Cellular memory hints at the origins of intelligence
Slime mould displays remarkable rhythmic recall.
Learning and memory — abilities associated with a brain or, at the very least, neuronal activity — have been observed in protoplasmic slime, a unicellular organism with multiple nuclei.
When the amoeba Physarum polycephalum is subjected to a series of shocks at regular intervals, it learns the pattern and changes its behaviour in anticipation of the next one to come1, according to a team of researchers in Japan. Remarkably, this memory stays in the slime mould for hours, even when the shocks themselves stop. A single renewed shock after a 'silent' period will leave the mould expecting another to follow in the rhythm it learned previously. Toshiyuki Nakagaki of Hokkaido University in Sapporo and his colleagues say that their findings “hint at the cellular origins of primitive intelligence”.
It is well-established that cells receive, interpret and adjust to environmental fluctuations, says microbiologist James Shapiro of the University of Chicago, Illinois. But if the results stand up, he says, “this paper would add a cellular memory to those capabilities”.
The organism chosen by the Japanese team could scarcely seem less promising as a quick learner. Physarum polycephalum is a slime mould belonging to the Amoebozoa phylum. It moves at a steady rate of about one centimetre per hour at room temperature, but this changes with the humidity of its environment. It slows down in drier air, and Nakagaki's team used this sensitivity to stimulate learning.
The team found that when the mould experienced three episodes of dry air in regular succession an hour apart, it apparently came to expect more: it slowed down when a fourth pulse of dry air was due, even if none was actually applied. Sometimes this anticipatory slow-down would be repeated another hour later, and even a third. The same behaviour was seen when the pulses were experienced at other regular time intervals — say, every half hour or every 1.5 hours.
If the dry episodes did not recur after the first three, the amoeba's sense of expectation gradually faded away. But then applying a single dry pulse about six hours later commonly led to another anticipatory slowing in step with the earlier rhythm.
The same team has previously shown that these amoebae can negotiate mazes and solve simple puzzles2,3. So the new finding adds to “the cool things Physarum can do”, says applied mathematician Steven Strogatz of Cornell University in Ithaca, New York.
Like all living organisms, slime moulds have built-in biochemical oscillators, like the human body clock. In other kinds of slime mould, these oscillators can create periodic ripple patterns in response to environmental stress, helping the organism coordinate its movements. Nakagaki's group thinks that the versatile rhythmic sense of Physarum stems from many different biochemical oscillators in the colony operating at a continuous range of frequencies.
The team's calculations show that such a group of oscillators can pick up and 'learn' any imposed rhythmic beat, although the knowledge decays quickly once stimulus ceases.
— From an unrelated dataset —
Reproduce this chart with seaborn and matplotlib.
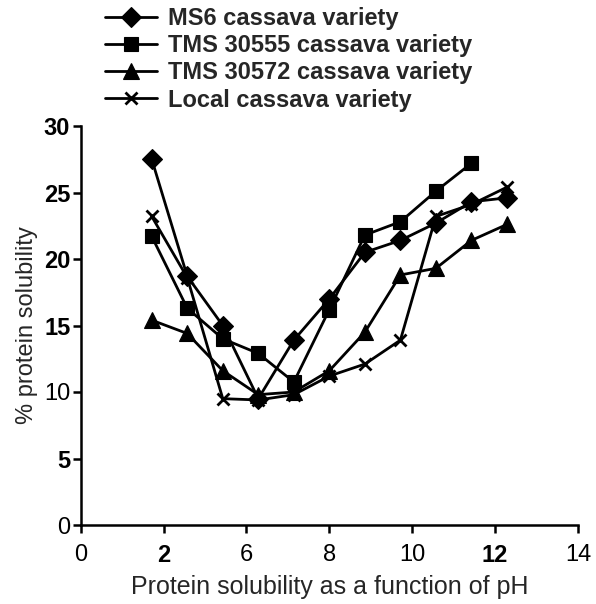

The calculations also show that a memory of the beat can stay within the system, and be released again by a single, later pulse — just as the researchers observed.
- Saigusa, T., Tero, A., Nakagaki, T. & Kuramoto, Y. Phys. Rev. Lett. 100, 018101 (2008).
- Nakagaki, T., Yamada, H. & Tóth, Á. Nature 407, 470 (2000).
- Nakagaki, T., Kobayashi, R., Nishiura, Y. & Ueda, T. Proc. R. Soc. B 271, 2305-2310 (2004).